** BEGIN **
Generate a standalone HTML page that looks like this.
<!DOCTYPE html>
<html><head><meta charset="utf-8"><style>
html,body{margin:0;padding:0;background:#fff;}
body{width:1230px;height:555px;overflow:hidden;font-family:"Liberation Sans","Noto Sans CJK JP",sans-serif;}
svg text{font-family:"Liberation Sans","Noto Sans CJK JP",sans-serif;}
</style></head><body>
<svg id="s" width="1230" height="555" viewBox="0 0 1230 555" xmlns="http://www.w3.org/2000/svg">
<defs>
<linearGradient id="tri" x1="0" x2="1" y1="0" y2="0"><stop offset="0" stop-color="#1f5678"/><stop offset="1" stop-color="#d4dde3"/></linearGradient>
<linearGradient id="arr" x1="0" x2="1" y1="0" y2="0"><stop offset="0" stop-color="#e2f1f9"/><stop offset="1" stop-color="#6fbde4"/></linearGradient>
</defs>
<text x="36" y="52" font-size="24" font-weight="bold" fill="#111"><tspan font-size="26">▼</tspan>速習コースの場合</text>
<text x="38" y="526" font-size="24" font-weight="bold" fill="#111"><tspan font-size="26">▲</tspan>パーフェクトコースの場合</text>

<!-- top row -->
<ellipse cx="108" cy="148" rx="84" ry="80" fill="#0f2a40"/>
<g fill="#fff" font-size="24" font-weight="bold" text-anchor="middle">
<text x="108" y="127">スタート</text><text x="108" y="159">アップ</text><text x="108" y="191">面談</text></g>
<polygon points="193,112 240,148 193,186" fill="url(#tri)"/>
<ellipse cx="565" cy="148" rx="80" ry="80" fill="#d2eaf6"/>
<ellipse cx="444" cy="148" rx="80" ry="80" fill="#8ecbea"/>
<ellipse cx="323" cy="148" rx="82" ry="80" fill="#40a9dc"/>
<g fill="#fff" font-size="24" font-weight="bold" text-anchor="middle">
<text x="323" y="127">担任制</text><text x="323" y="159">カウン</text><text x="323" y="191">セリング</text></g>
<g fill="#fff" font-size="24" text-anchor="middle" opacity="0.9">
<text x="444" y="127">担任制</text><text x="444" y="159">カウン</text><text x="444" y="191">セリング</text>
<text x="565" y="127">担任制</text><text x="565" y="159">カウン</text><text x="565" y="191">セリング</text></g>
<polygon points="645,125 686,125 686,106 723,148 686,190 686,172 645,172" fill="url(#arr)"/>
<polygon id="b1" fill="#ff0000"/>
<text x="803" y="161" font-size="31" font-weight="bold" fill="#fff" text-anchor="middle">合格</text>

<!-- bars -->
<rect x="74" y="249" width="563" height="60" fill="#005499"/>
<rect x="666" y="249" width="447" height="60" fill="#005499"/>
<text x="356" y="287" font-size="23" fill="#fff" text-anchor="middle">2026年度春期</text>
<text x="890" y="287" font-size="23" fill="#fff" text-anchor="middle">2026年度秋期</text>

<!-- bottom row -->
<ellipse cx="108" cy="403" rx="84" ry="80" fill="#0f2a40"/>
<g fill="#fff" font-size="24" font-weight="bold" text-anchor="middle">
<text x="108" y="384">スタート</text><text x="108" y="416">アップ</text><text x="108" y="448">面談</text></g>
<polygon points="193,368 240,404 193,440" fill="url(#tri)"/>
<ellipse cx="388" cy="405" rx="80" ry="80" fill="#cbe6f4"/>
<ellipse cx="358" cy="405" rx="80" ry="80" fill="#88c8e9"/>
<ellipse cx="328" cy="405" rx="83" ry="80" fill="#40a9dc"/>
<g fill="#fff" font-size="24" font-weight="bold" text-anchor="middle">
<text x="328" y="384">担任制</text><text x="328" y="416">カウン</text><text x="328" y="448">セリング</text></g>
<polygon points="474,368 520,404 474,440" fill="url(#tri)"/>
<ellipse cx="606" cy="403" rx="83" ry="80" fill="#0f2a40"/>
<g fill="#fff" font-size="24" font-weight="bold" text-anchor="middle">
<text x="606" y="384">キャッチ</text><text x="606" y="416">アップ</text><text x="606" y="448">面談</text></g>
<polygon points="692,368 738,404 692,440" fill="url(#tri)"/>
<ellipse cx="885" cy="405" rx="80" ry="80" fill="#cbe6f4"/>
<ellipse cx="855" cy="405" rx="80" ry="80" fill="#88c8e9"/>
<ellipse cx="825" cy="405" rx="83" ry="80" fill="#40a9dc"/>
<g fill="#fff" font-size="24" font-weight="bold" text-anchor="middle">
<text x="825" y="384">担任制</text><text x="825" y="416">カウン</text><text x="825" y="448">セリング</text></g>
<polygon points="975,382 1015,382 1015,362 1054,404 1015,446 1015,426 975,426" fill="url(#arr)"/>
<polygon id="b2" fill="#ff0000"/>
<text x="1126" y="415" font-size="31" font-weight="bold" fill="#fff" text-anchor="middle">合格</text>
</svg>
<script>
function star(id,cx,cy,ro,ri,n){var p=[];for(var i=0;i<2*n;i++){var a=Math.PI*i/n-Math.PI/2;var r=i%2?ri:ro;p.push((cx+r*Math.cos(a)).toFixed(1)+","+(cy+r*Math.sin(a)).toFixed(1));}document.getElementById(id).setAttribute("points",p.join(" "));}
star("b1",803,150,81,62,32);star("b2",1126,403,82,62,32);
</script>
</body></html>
** END **
** BEGIN **
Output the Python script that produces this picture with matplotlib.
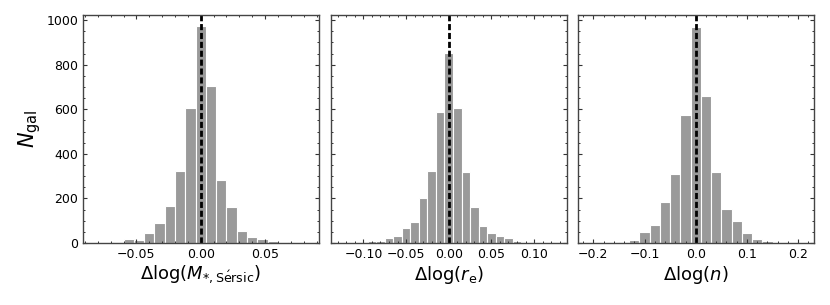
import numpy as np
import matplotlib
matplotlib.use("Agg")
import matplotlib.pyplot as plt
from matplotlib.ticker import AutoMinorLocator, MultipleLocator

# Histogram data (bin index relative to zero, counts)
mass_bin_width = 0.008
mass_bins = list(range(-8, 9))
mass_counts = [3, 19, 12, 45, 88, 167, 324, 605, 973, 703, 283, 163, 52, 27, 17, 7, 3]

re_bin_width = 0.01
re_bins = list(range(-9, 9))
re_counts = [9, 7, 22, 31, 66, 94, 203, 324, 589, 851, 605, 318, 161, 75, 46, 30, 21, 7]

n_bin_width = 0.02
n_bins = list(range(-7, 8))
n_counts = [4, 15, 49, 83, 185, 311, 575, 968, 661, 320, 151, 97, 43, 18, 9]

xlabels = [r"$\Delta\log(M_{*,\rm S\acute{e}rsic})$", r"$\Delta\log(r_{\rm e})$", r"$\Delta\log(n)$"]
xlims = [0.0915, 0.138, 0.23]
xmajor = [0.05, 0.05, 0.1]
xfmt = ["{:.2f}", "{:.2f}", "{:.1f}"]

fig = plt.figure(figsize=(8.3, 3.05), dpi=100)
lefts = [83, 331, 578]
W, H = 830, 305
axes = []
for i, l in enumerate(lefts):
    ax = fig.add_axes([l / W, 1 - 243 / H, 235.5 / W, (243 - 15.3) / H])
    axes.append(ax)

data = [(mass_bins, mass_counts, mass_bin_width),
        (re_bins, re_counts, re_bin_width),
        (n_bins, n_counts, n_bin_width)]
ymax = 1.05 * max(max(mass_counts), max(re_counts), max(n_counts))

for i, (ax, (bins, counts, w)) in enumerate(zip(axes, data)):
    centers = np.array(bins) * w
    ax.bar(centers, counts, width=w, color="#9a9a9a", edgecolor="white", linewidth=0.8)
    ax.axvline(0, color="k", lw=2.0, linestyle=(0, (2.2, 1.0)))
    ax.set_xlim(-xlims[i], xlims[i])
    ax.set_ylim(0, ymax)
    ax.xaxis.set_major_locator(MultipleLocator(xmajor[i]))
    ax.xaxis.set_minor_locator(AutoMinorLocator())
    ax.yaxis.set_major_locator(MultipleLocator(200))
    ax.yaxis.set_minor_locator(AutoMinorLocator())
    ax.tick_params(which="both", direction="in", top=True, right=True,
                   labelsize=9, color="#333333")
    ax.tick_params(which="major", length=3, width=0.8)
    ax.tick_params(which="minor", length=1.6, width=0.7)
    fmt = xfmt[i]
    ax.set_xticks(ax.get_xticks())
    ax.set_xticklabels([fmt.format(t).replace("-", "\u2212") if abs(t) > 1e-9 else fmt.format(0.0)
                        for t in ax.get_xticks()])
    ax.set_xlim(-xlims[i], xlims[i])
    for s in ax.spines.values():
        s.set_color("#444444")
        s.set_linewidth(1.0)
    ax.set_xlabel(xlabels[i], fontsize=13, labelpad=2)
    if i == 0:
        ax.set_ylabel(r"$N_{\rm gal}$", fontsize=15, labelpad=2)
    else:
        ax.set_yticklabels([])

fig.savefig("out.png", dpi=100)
** END **
** BEGIN **
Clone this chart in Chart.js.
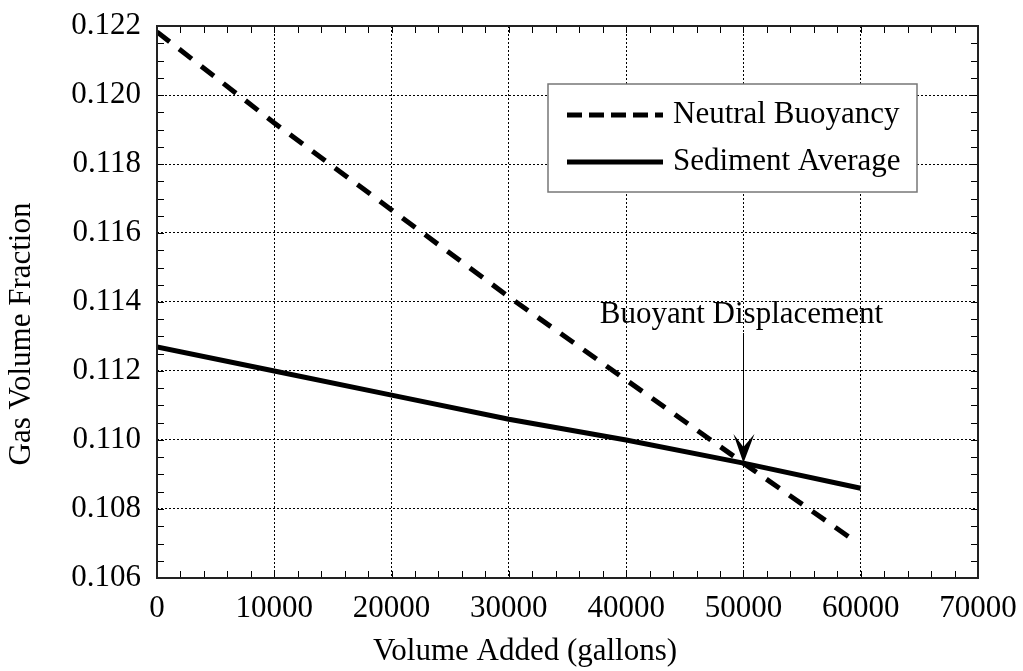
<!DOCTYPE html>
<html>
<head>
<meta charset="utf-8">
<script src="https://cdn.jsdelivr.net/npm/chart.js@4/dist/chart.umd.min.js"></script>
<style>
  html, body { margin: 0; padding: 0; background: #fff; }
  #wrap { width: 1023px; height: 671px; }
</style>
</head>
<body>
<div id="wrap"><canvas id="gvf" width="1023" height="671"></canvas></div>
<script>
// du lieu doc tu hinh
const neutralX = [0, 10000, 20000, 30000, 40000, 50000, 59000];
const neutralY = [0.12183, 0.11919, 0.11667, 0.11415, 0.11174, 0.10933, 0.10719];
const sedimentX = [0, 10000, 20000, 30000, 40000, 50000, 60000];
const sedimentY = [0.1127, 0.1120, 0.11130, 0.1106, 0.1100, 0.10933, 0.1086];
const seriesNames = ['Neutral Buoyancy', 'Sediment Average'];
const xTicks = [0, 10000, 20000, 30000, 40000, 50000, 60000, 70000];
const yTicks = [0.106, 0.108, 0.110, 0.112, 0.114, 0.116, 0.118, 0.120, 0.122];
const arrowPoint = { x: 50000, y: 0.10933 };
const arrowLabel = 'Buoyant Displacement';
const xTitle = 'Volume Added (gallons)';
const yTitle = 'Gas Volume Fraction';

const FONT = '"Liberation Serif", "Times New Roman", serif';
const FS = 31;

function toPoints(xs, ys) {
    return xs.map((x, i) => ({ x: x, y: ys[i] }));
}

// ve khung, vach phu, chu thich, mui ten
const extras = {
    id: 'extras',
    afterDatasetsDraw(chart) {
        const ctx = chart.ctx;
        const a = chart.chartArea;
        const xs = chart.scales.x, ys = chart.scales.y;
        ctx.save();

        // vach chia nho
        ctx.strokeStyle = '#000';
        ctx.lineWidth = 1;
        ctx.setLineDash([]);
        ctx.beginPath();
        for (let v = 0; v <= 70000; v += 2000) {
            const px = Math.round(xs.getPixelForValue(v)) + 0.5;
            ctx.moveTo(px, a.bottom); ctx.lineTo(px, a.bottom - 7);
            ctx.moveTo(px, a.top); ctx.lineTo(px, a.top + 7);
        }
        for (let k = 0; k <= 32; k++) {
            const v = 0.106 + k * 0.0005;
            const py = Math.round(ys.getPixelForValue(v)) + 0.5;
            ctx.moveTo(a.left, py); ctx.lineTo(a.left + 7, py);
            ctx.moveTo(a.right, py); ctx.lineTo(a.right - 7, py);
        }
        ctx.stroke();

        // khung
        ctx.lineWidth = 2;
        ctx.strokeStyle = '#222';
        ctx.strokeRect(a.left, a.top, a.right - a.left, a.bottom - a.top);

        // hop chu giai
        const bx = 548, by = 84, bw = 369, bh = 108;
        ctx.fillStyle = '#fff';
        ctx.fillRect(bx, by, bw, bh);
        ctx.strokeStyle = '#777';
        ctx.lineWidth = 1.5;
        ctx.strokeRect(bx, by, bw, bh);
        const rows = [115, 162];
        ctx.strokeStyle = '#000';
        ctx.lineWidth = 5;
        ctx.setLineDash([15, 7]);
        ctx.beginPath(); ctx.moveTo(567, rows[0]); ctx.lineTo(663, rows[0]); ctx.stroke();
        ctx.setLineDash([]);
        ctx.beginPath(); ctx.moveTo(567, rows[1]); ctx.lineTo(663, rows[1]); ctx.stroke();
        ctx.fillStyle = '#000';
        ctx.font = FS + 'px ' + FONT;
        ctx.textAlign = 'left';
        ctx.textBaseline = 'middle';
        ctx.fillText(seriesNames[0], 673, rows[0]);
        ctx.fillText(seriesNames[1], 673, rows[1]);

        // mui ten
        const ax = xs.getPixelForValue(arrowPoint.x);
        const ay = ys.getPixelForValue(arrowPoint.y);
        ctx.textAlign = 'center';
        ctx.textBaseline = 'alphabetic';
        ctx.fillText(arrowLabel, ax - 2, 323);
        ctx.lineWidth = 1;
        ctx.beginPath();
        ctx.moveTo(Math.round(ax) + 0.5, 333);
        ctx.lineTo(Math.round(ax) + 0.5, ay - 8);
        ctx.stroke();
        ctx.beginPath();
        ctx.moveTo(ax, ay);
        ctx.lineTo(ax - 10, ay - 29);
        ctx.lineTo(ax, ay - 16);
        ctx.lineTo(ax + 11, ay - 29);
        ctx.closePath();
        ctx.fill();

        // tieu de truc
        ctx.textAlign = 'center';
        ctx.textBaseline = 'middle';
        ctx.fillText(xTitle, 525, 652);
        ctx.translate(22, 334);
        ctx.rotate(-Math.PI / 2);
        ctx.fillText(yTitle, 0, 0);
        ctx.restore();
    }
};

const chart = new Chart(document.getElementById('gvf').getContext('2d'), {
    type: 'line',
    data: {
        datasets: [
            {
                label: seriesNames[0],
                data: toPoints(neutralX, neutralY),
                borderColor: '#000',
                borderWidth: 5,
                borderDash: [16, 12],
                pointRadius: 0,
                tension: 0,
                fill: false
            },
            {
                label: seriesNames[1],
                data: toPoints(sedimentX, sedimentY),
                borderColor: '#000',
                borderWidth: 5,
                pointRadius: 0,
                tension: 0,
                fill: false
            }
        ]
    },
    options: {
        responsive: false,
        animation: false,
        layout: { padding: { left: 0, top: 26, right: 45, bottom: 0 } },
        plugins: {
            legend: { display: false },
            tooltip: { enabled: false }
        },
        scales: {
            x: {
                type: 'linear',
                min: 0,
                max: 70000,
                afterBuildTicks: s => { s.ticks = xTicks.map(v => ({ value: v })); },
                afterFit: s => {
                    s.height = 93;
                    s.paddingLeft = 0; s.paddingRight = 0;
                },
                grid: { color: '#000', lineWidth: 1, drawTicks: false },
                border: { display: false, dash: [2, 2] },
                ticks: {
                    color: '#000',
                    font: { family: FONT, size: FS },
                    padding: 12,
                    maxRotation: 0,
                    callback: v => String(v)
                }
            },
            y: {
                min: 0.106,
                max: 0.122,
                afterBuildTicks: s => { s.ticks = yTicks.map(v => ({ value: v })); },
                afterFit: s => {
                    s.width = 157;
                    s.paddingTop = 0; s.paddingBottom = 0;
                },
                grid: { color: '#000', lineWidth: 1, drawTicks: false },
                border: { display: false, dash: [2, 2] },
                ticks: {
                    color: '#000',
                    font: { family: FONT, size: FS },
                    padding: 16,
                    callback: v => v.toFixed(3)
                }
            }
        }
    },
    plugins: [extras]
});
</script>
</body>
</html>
** END **
REQUIREMENTS →
Identify every line above that includes the word "matplotlib", and show those lines.

THE ANSWER →
Output the Python script that produces this picture with matplotlib.
import matplotlib
matplotlib.use("Agg")
import matplotlib.pyplot as plt
from matplotlib.ticker import AutoMinorLocator, MultipleLocator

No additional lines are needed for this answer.